(Source code of charts)

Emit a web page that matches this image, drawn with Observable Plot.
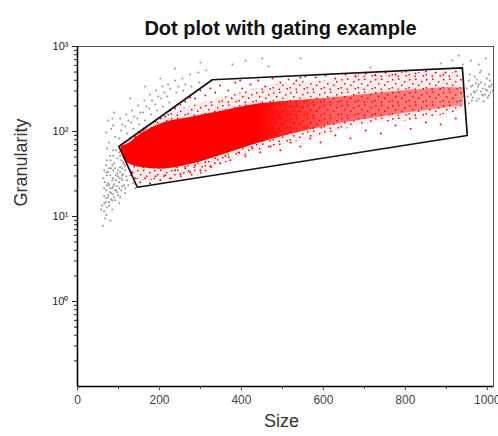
<!DOCTYPE html>
<html><head><meta charset="utf-8">
<script src="https://cdn.jsdelivr.net/npm/d3@7"></script>
<script src="https://cdn.jsdelivr.net/npm/@observablehq/plot@0.6"></script>
<style>body{margin:0;background:#fff;} #chart{width:498px;height:436px;}</style>
</head><body><div id="chart"></div>
<script>
const title = "Dot plot with gating example";
const xLabel = "Size";
const yLabel = "Granularity";
const xTicks = [0, 200, 400, 600, 800, 1000];
const xMinorTicks = [100, 300, 500, 700, 900];
const yTicks = [1, 10, 100, 1000];
const yTickLabels = ["10⁰", "10¹", "10²", "10³"];

// gate polygon (Size, Granularity)
const gateX = [101, 146, 951, 939, 329, 101];
const gateY = [66.7, 22.1, 89.7, 561, 406, 66.7];

// dense core of the gated (red) population: envelope read per Size
const coreX  = [107, 124, 153, 202, 275, 348, 422, 520, 617, 715, 813, 910, 942];
const coreLo = [59, 42, 38, 36, 41, 52, 68, 92, 118, 142, 167, 192, 202];
const coreHi = [67, 72, 92, 122, 146, 172, 204, 228, 248, 276, 305, 330, 325];
// sparser fringe of the gated population
const fringeLo = [57, 37.9, 26.7, 26.7, 28.1, 40, 55, 72.5, 95, 124, 135, 163, 177];
const fringeHi = [70, 81, 103, 146, 197, 244, 304, 377, 398, 481, 494, 494, 421];

// scattered gated events (red)
const redEvents = [
[116,60],[133,33.1],[141,28.1],[153,25.3],[165,28.1],[177,24.6],[190,29.7],[202,26.7],[214,30.5],[226,28.1],[238,35],[251,31.4],[263,36.9],[275,33.1],[287,40],[300,35],[312,43.4],[324,39],[336,48.3],[348,42.3],[361,52],[373,46],[393,57],[410,51],[427,63],[446,57],[471,66.7],[495,60],[520,74],[544,66.7],[568,83],[593,74],[629,90],[666,83],[703,103],[740,95],[776,118],[813,108],[850,128],[886,121],[923,142],
[141,87],[153,97],[165,108],[177,121],[190,131],[202,142],[214,150],[226,177],[238,186],[251,208],[263,226],[275,251],[287,244],[300,304],[312,265],[324,320],[336,288],[348,348],[368,304],[385,377],[402,320],[422,357],[441,398],[458,338],[476,421],[495,377],[515,410],[534,398],[556,444],[581,432],[605,456],[629,421],[654,469],[679,444],[703,481],[727,456],[752,494],[776,469],[801,508],[825,481],[850,508],[874,494],[898,494],[923,508],[397,398],[544,432]
];

// ungated events (gray): low-left cluster
const grayLow = [
[63,7.8],[67,9.5],[65,11.5],[72,12.8],[70,14.7],[77,13.5],[75,16.8],[82,15.9],[80,19.3],[87,18.3],[85,21.5],[92,20.3],[89,23.9],[97,22.7],[94,26.7],[102,25.3],[99,29.7],[107,28.1],[104,33.1],[111,31.4],[109,36.9],[116,35],[114,41.1],[107,46],[116,39],[111,43.4],[85,26.7],[77,23.3],[70,20.3],[65,17.3],[60,13.5],[75,33.1],[82,36.9],[89,42.3],[97,48.3],[104,52],[102,57],[80,46],[87,52],[94,60],[72,30.5],[67,25.3],[99,17.8],[107,20.3],[114,23.3],[121,26.7],[92,15.5],[85,12.1],[70,10.4],[104,37.9],[129,30.5],[124,23.3],[116,18.8],[102,14.3],[80,9.0],[136,24.6],[141,21.5],[87,35],[97,32.2],[75,24.6],[65,14.3],[58,12.1],[109,26.7],[119,29.7],
[70,40],[77,36.9],[85,40],[92,36.9],[99,35],[80,30.5],[87,28.1],[94,30.5],[102,28.1],[109,30.5],[72,23.3],[80,21.5],[87,22.7],[94,20.3],[102,21.5],[109,22.7],[116,21.5],[75,17.8],[82,18.8],[89,16.8],[97,19.3],[104,16.8],[70,16.4],[77,14.7],[85,15.5],[65,21.5],[63,28.1],[70,33.1],[80,52],[87,60],[72,46],[65,35]
];
// gray arc above the gate
const grayArc = [
[75,135],[70,97],[77,74],[82,108],[72,63],[89,167],[87,118],[92,87],[85,142],[104,142],[107,103],[102,83],[109,121],[119,158],[116,115],[121,95],[124,135],[133,177],[131,128],[136,108],[138,150],[148,202],[146,142],[151,121],[153,167],[163,232],[160,167],[165,135],[168,197],[177,272],[175,186],[180,158],[182,232],[192,304],[190,208],[195,177],[197,258],[207,338],[204,244],[209,197],[212,288],[221,357],[219,258],[224,219],[226,320],[238,398],[241,288],[246,338],[256,421],[258,304],[263,357],[275,469],[278,338],[295,494],[297,377],[314,522],[129,244],[165,338],[202,421],[238,551],[300,649]
];
// gray cluster right of the gate
const grayRight = [
[950,320],[955,398],[960,272],[964,348],[969,444],[974,304],[979,244],[984,377],[989,320],[994,272],[999,421],[1004,338],[1008,288],[952,258],[962,232],[991,226],[1001,251],[1011,357],[957,469],[967,296],[977,338],[987,272],[996,312],[1006,398],[1013,304],[955,214],[974,409],[994,357],[984,522],[1004,469],[972,367],[982,494],
[960,338],[969,288],[979,357],[989,265],[999,304],[1008,338],[964,251],[984,296],[1004,265],[974,232]
];
// sparse gray events along the top
const grayTop = [
[378,614],[410,684],[451,723],[466,582],[544,723],[715,566],[886,631],[915,684],[930,784],[940,614],[960,684],[979,614],[996,723]
];

const gate = gateX.map((x, i) => ({x, y: gateY[i]}));
const core = coreX.map((x, i) => ({x, lo: coreLo[i], hi: coreHi[i]}));
const fringe = coreX.map((x, i) => ({x, lo: fringeLo[i], hi: fringeHi[i]}));
const gray = [...grayLow, ...grayArc, ...grayRight, ...grayTop];
const yMinorTicks = [-1, 0, 1, 2].flatMap(k => [2,3,4,5,6,7,8,9].map(m => +(m * 10 ** k).toPrecision(3)));

const font = "'Liberation Sans', Arial, sans-serif";

const plot = Plot.plot({
  width: 498, height: 436,
  marginLeft: 77, marginRight: 5, marginTop: 46, marginBottom: 50,
  x: {domain: [0, 1015], axis: null},
  y: {type: "log", domain: [0.1, 1000], axis: null},
  style: {fontFamily: font, background: "#fff"},
  marks: [
    Plot.areaY(fringe, {x: "x", y1: "lo", y2: "hi", fill: "url(#speckle)", curve: "monotone-x"}),
    Plot.areaY(core, {x: "x", y1: "lo", y2: "hi", fill: "url(#coreFade)", curve: "monotone-x"}),
    Plot.dot(gray, {x: d => d[0], y: d => d[1], r: 1, fill: "#8a8a8a", fillOpacity: 0.9, clip: true}),
    Plot.dot(redEvents, {x: d => d[0], y: d => d[1], r: 1, fill: "#ff0000"}),
    Plot.line(gate, {x: "x", y: "y", stroke: "#111", strokeWidth: 1.7}),
    Plot.frame({stroke: "#555", strokeWidth: 1}),
    Plot.ruleX([0], {stroke: "#000", strokeWidth: 1.6}),
    Plot.ruleY([0.1], {stroke: "#000", strokeWidth: 1.6}),
    Plot.axisY(yTicks, {anchor: "left", tickSize: 5, tickPadding: 4, fontSize: 11, color: "#222",
      tickFormat: d => yTickLabels[yTicks.indexOf(d)], label: null}),
    Plot.axisY(yMinorTicks, {anchor: "left", tickSize: 3, tickFormat: () => "", color: "#222", label: null}),
    Plot.axisX(xTicks, {anchor: "bottom", tickSize: 4, tickPadding: 5, fontSize: 12, color: "#444",
      tickFormat: d => String(d), label: null}),
    Plot.axisX(xMinorTicks, {anchor: "bottom", tickSize: 3, tickFormat: () => "", color: "#444", label: null}),
    Plot.text([title], {text: d => d, frameAnchor: "top", dx: -5, dy: -26, fontSize: 20, fontWeight: "bold", fill: "#111"}),
    Plot.text([xLabel], {text: d => d, frameAnchor: "bottom", dx: -4, dy: 40, fontSize: 18, fill: "#333"}),
    Plot.text([yLabel], {text: d => d, frameAnchor: "left", dx: -56, dy: -10, rotate: -90, fontSize: 18, fill: "#333"})
  ]
});

d3.select(plot).insert("defs", ":first-child").html(`
  <linearGradient id="coreFade" x1="0" x2="1" y1="0" y2="0">
    <stop offset="0" stop-color="#ff0000" stop-opacity="1"/>
    <stop offset="0.4" stop-color="#ff0000" stop-opacity="1"/>
    <stop offset="0.62" stop-color="#ff0000" stop-opacity="0.6"/>
    <stop offset="1" stop-color="#ff0000" stop-opacity="0.42"/>
  </linearGradient>
  <pattern id="speckle" width="17" height="13" patternUnits="userSpaceOnUse">
    <rect width="17" height="13" fill="#ff0000" fill-opacity="0.06"/>
    <rect x="1" y="1" width="1.5" height="1.5" fill="#ff0000"/>
    <rect x="7" y="0.5" width="1.5" height="1.5" fill="#ff0000"/>
    <rect x="13" y="3" width="1.5" height="1.5" fill="#ff0000"/>
    <rect x="4" y="5" width="1.5" height="1.5" fill="#ff0000"/>
    <rect x="10" y="6.5" width="1.5" height="1.5" fill="#ff0000"/>
    <rect x="0.5" y="9" width="1.5" height="1.5" fill="#ff0000"/>
    <rect x="6.5" y="10.5" width="1.5" height="1.5" fill="#ff0000"/>
    <rect x="14.5" y="10" width="1.5" height="1.5" fill="#ff0000"/>
  </pattern>`);

document.getElementById("chart").appendChild(plot);
</script>
</body></html>
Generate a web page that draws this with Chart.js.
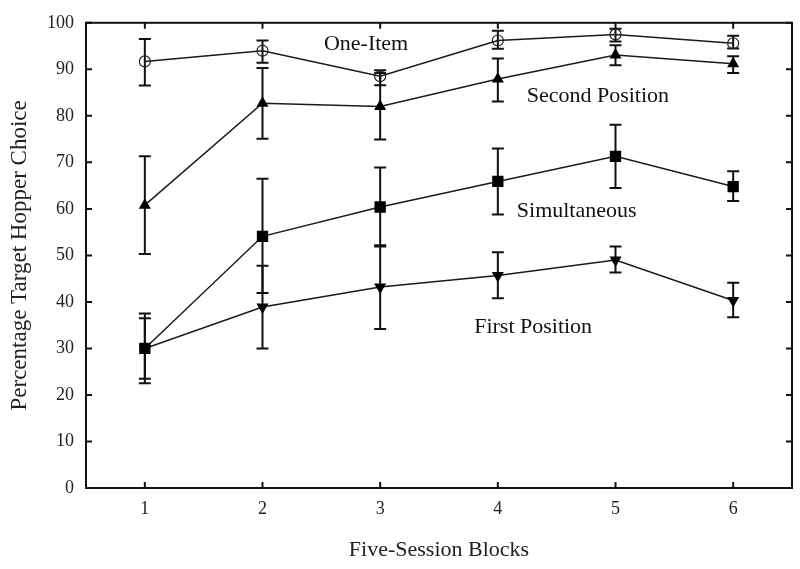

### Requirements
Your task is to reproduce the entries above word for word, from the first line through the line with "494, 494, 421];", and please leave out any pictures.

### Solution to this problem
Emit a web page that matches this image, drawn with Observable Plot.
<!DOCTYPE html>
<html><head><meta charset="utf-8">
<script src="https://cdn.jsdelivr.net/npm/d3@7"></script>
<script src="https://cdn.jsdelivr.net/npm/@observablehq/plot@0.6"></script>
<style>body{margin:0;background:#fff;} #chart{width:498px;height:436px;}</style>
</head><body><div id="chart"></div>
<script>
const title = "Dot plot with gating example";
const xLabel = "Size";
const yLabel = "Granularity";
const xTicks = [0, 200, 400, 600, 800, 1000];
const xMinorTicks = [100, 300, 500, 700, 900];
const yTicks = [1, 10, 100, 1000];
const yTickLabels = ["10⁰", "10¹", "10²", "10³"];

// gate polygon (Size, Granularity)
const gateX = [101, 146, 951, 939, 329, 101];
const gateY = [66.7, 22.1, 89.7, 561, 406, 66.7];

// dense core of the gated (red) population: envelope read per Size
const coreX  = [107, 124, 153, 202, 275, 348, 422, 520, 617, 715, 813, 910, 942];
const coreLo = [59, 42, 38, 36, 41, 52, 68, 92, 118, 142, 167, 192, 202];
const coreHi = [67, 72, 92, 122, 146, 172, 204, 228, 248, 276, 305, 330, 325];
// sparser fringe of the gated population
const fringeLo = [57, 37.9, 26.7, 26.7, 28.1, 40, 55, 72.5, 95, 124, 135, 163, 177];
const fringeHi = [70, 81, 103, 146, 197, 244, 304, 377, 398, 481, 494, 494, 421];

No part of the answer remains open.